Damit sind nicht nur die kapitalistischen Unternehmen mit einem unwidersprechlich guten Daseinsgrund versehen – Bedürfnisbefriedigung. Ins Recht gesetzt ist damit insbesondere auch das Führungspersonal, das die solch menschheitsbeglückender Zielsetzung gewidmeten Unternehmungen zum Erfolg führen soll.

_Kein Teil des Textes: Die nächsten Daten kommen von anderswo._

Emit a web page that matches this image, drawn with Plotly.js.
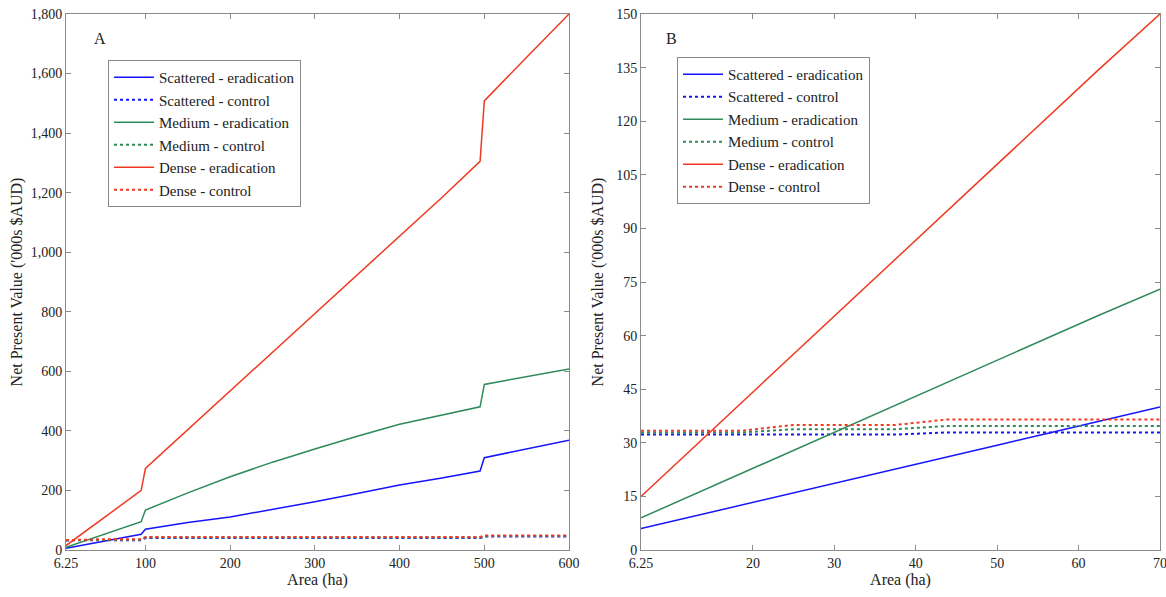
<!DOCTYPE html>
<html>
<head>
<meta charset="utf-8">
<script src="https://cdn.plot.ly/plotly-3.0.1.min.js"></script>
<style>html,body{margin:0;padding:0;background:#fff;}#chart{width:1166px;height:597px;}</style>
</head>
<body>
<div id="chart"></div>
<script>
// ---------- Panel A data ----------
const xEradA = [6.25, 50, 95, 100, 150, 200, 250, 300, 350, 400, 450, 495, 500, 550, 600];
const scatteredEradA = [6, 30, 53, 70, 92, 111, 136, 162, 190, 218, 242, 265, 310, 340, 369];
const mediumEradA = [9, 52, 95, 134, 192, 246, 295, 339, 382, 422, 453, 481, 556, 583, 608];
const denseEradA = [15, 106, 200, 274, 404, 534, 664, 794, 924, 1054, 1184, 1305, 1508, 1655, 1800];

const xCtrlA = [6.25, 18.75, 25, 37.5, 43.75, 95, 100, 495, 500, 600];
const scatteredCtrlA = [32.3, 32.3, 32.3, 32.3, 32.9, 32.9, 40, 40, 45, 45];
const mediumCtrlA = [32.9, 32.9, 33.8, 33.8, 34.7, 34.7, 42, 42, 47, 47];
const denseCtrlA = [33.4, 33.4, 35, 35, 36.5, 36.5, 44, 44, 49, 49];

const xTicksA = [6.25, 100, 200, 300, 400, 500, 600];
const xTickTextA = ['6.25', '100', '200', '300', '400', '500', '600'];

// ---------- Panel B data ----------
const xB = [6.25, 12.5, 18.75, 25, 31.25, 37.5, 43.75, 50, 56.25, 62.5, 70];
const scatteredEradB = [6, 9.3, 12.7, 16, 19.3, 22.7, 26, 29.3, 32.7, 36, 40];
const mediumEradB = [9, 15.3, 21.6, 27.9, 34.2, 40.5, 46.8, 53.1, 59.4, 65.7, 73];
const denseEradB = [15, 28.3, 41.6, 54.9, 68.1, 81.4, 94.6, 108, 121.2, 134.5, 150];
const scatteredCtrlB = [32.3, 32.3, 32.3, 32.3, 32.3, 32.3, 32.9, 32.9, 32.9, 32.9, 32.9];
const mediumCtrlB = [32.9, 32.9, 32.9, 33.8, 33.8, 33.8, 34.7, 34.7, 34.7, 34.7, 34.7];
const denseCtrlB = [33.4, 33.4, 33.4, 35, 35, 35, 36.5, 36.5, 36.5, 36.5, 36.5];

const xTicksB = [6.25, 20, 30, 40, 50, 60, 70];
const xTickTextB = ['6.25', '20', '30', '40', '50', '60', '70'];

const seriesNames = ['Scattered - eradication', 'Scattered - control', 'Medium - eradication',
                     'Medium - control', 'Dense - eradication', 'Dense - control'];

const BLUE = '#1414ff', GREEN = '#2f8a5a', RED = '#ee3a22';
const colors = [BLUE, BLUE, GREEN, GREEN, RED, RED];
const dashes = ['solid', 'dot', 'solid', 'dot', 'solid', 'dot'];

const dataA = [
  [xEradA, scatteredEradA], [xCtrlA, scatteredCtrlA],
  [xEradA, mediumEradA], [xCtrlA, mediumCtrlA],
  [xEradA, denseEradA], [xCtrlA, denseCtrlA]
];
const dataB = [
  [xB, scatteredEradB], [xB, scatteredCtrlB],
  [xB, mediumEradB], [xB, mediumCtrlB],
  [xB, denseEradB], [xB, denseCtrlB]
];

const traces = [];
dataA.forEach((d, i) => traces.push({
  x: d[0], y: d[1], type: 'scatter', mode: 'lines', name: seriesNames[i],
  line: {color: colors[i], width: dashes[i] === 'dot' ? 2 : 1.5, dash: dashes[i]},
  xaxis: 'x', yaxis: 'y', legend: 'legend'
}));
dataB.forEach((d, i) => traces.push({
  x: d[0], y: d[1], type: 'scatter', mode: 'lines', name: seriesNames[i],
  line: {color: colors[i], width: dashes[i] === 'dot' ? 2 : 1.5, dash: dashes[i]},
  xaxis: 'x2', yaxis: 'y2', legend: 'legend2'
}));

const FONT = 'Liberation Serif';
const axisCommon = {
  showline: true, linecolor: '#8a8a8a', linewidth: 1, mirror: 'ticks',
  ticks: 'inside', ticklen: 5, tickcolor: '#8a8a8a', showgrid: false, zeroline: false,
  tickfont: {family: FONT, size: 14, color: '#222'}, automargin: false,
  ticklabeloverflow: 'allow'
};
const legendCommon = {
  bgcolor: '#fff', bordercolor: '#888', borderwidth: 1,
  font: {family: FONT, size: 15, color: '#222'}, xanchor: 'left', yanchor: 'top',
  xref: 'paper', yref: 'paper', tracegroupgap: 0, itemwidth: 40
};

const layout = {
  width: 1166, height: 597,
  margin: {l: 66, r: 6, t: 14, b: 47},
  paper_bgcolor: '#fff', plot_bgcolor: '#fff',
  font: {family: FONT, color: '#222'},
  xaxis: Object.assign({}, axisCommon, {
    domain: [0, 0.4598], range: [6.25, 600], tickvals: xTicksA, ticktext: xTickTextA,
    title: {text: 'Area (ha)', font: {family: FONT, size: 16, color: '#222'}, standoff: 2}
  }),
  yaxis: Object.assign({}, axisCommon, {
    range: [0, 1800], dtick: 200, tickformat: ',d', anchor: 'x',
    title: {text: "Net Present Value ('000s $AUD)", font: {family: FONT, size: 16, color: '#222'}, standoff: 4}
  }),
  xaxis2: Object.assign({}, axisCommon, {
    domain: [0.5256, 1], range: [6.25, 70], tickvals: xTicksB, ticktext: xTickTextB, anchor: 'y2',
    title: {text: 'Area (ha)', font: {family: FONT, size: 16, color: '#222'}, standoff: 2}
  }),
  yaxis2: Object.assign({}, axisCommon, {
    range: [0, 150], dtick: 15, anchor: 'x2',
    title: {text: "Net Present Value ('000s $AUD)", font: {family: FONT, size: 16, color: '#222'}, standoff: 8}
  }),
  legend: Object.assign({}, legendCommon, {x: 0.0384, y: 0.914}),
  legend2: Object.assign({}, legendCommon, {x: 0.5585, y: 0.92}),
  annotations: [
    {text: 'A', xref: 'paper', yref: 'paper', x: 0.024, y: 0.955, showarrow: false,
     xanchor: 'left', yanchor: 'middle', font: {family: FONT, size: 16, color: '#222'}},
    {text: 'B', xref: 'paper', yref: 'paper', x: 0.5465, y: 0.955, showarrow: false,
     xanchor: 'left', yanchor: 'middle', font: {family: FONT, size: 16, color: '#222'}}
  ],
  showlegend: true
};

Plotly.newPlot('chart', traces, layout, {displayModeBar: false, staticPlot: true});
</script>
</body>
</html>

Und mit beidem zusammen steht zugleich die Selbstrechtfertigung der BWL als angewandte Wissenschaft, die „den betrieblichen Entscheidungsträgern“ mit „Handlungsempfehlungen zur Optimierung betrieblicher Prozesse“ (I / S. 5) assistieren will, damit die ihrer Aufgabe gewachsen sind.